## Start GIVEN ENTRIES
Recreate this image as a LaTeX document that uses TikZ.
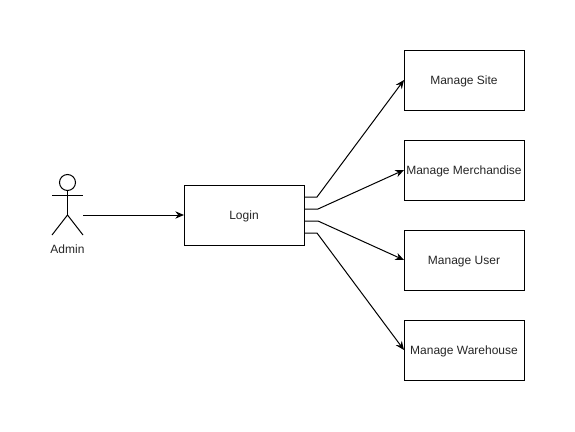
\documentclass[tikz,border=0pt]{standalone}
\usepackage{fontspec}
\setmainfont{Liberation Sans}
\usetikzlibrary{arrows.meta,positioning}
\tikzset{
  task/.style={rectangle, draw=black, line width=0.75pt, align=center, minimum height=45pt, minimum width=90pt, inner sep=0pt, outer sep=0pt, text height=8.4pt, text depth=1.6pt, text=black!85, font=\fontsize{9}{11}\selectfont},
  stick/.style={draw=black, line width=0.75pt},
  arrow/.style={-{Stealth[length=6.5pt,width=5.5pt]}, line width=0.75pt, black}
}

\begin{document}
\begin{tikzpicture}[x=0.75pt, y=-0.75pt, node distance=22.5pt]
  \useasboundingbox (0,0) rectangle (575,432);
  \fill[white] (0,0) rectangle (575,432);
  \node[task] (login) at (244,215) {Login};
  \node[task] (site) at (464,80) {Manage Site};
  \node[task, below=of site] (merch) {Manage Merchandise};
  \node[task, below=of merch] (user) {Manage User};
  \node[task, below=of user] (ware) {Manage Warehouse};
  % actor
  \node[circle, stick, minimum size=12pt, inner sep=0pt, outer sep=0pt] (head) at (67.5,182.5) {};
  \coordinate (hip) at (67.5,215);
  \coordinate (hand) at (83,215);
  \draw[stick] (head) -- (hip);
  \draw[stick] (52,195) -- (83,195);
  \draw[stick] (52,235) -- (hip) -- (83,235);
  \node[font=\fontsize{9}{11}\selectfont, text=black!85] (admin) at (67.5,249) {Admin};
  \draw[arrow] (hand) -- (login.west);
  % exits of login
  \coordinate (a1) at (304,197);
  \coordinate (a2) at (304,209);
  \coordinate (a3) at (304,221);
  \coordinate (a4) at (304,233);
  \draw[arrow] (a1) -- (317,197) -- (site.west);
  \draw[arrow] (a2) -- (318,209) -- (merch.west);
  \draw[arrow] (a3) -- (318,221) -- (user.west);
  \draw[arrow] (a4) -- (317,233) -- (ware.west);
\end{tikzpicture}
\end{document}
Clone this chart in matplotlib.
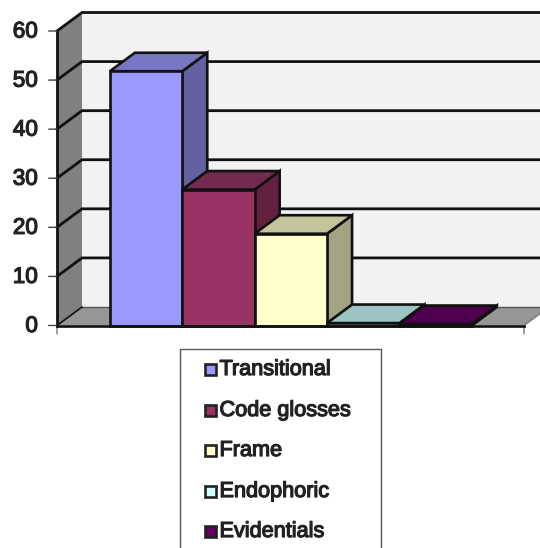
## End GIVEN ENTRIES
▶ [PROBLEM REQUIREMENTS]: Select every line in the records above that contains the word "this".

▶ [FINAL ANSWER]:
Recreate this image as a LaTeX document that uses TikZ.
Clone this chart in matplotlib.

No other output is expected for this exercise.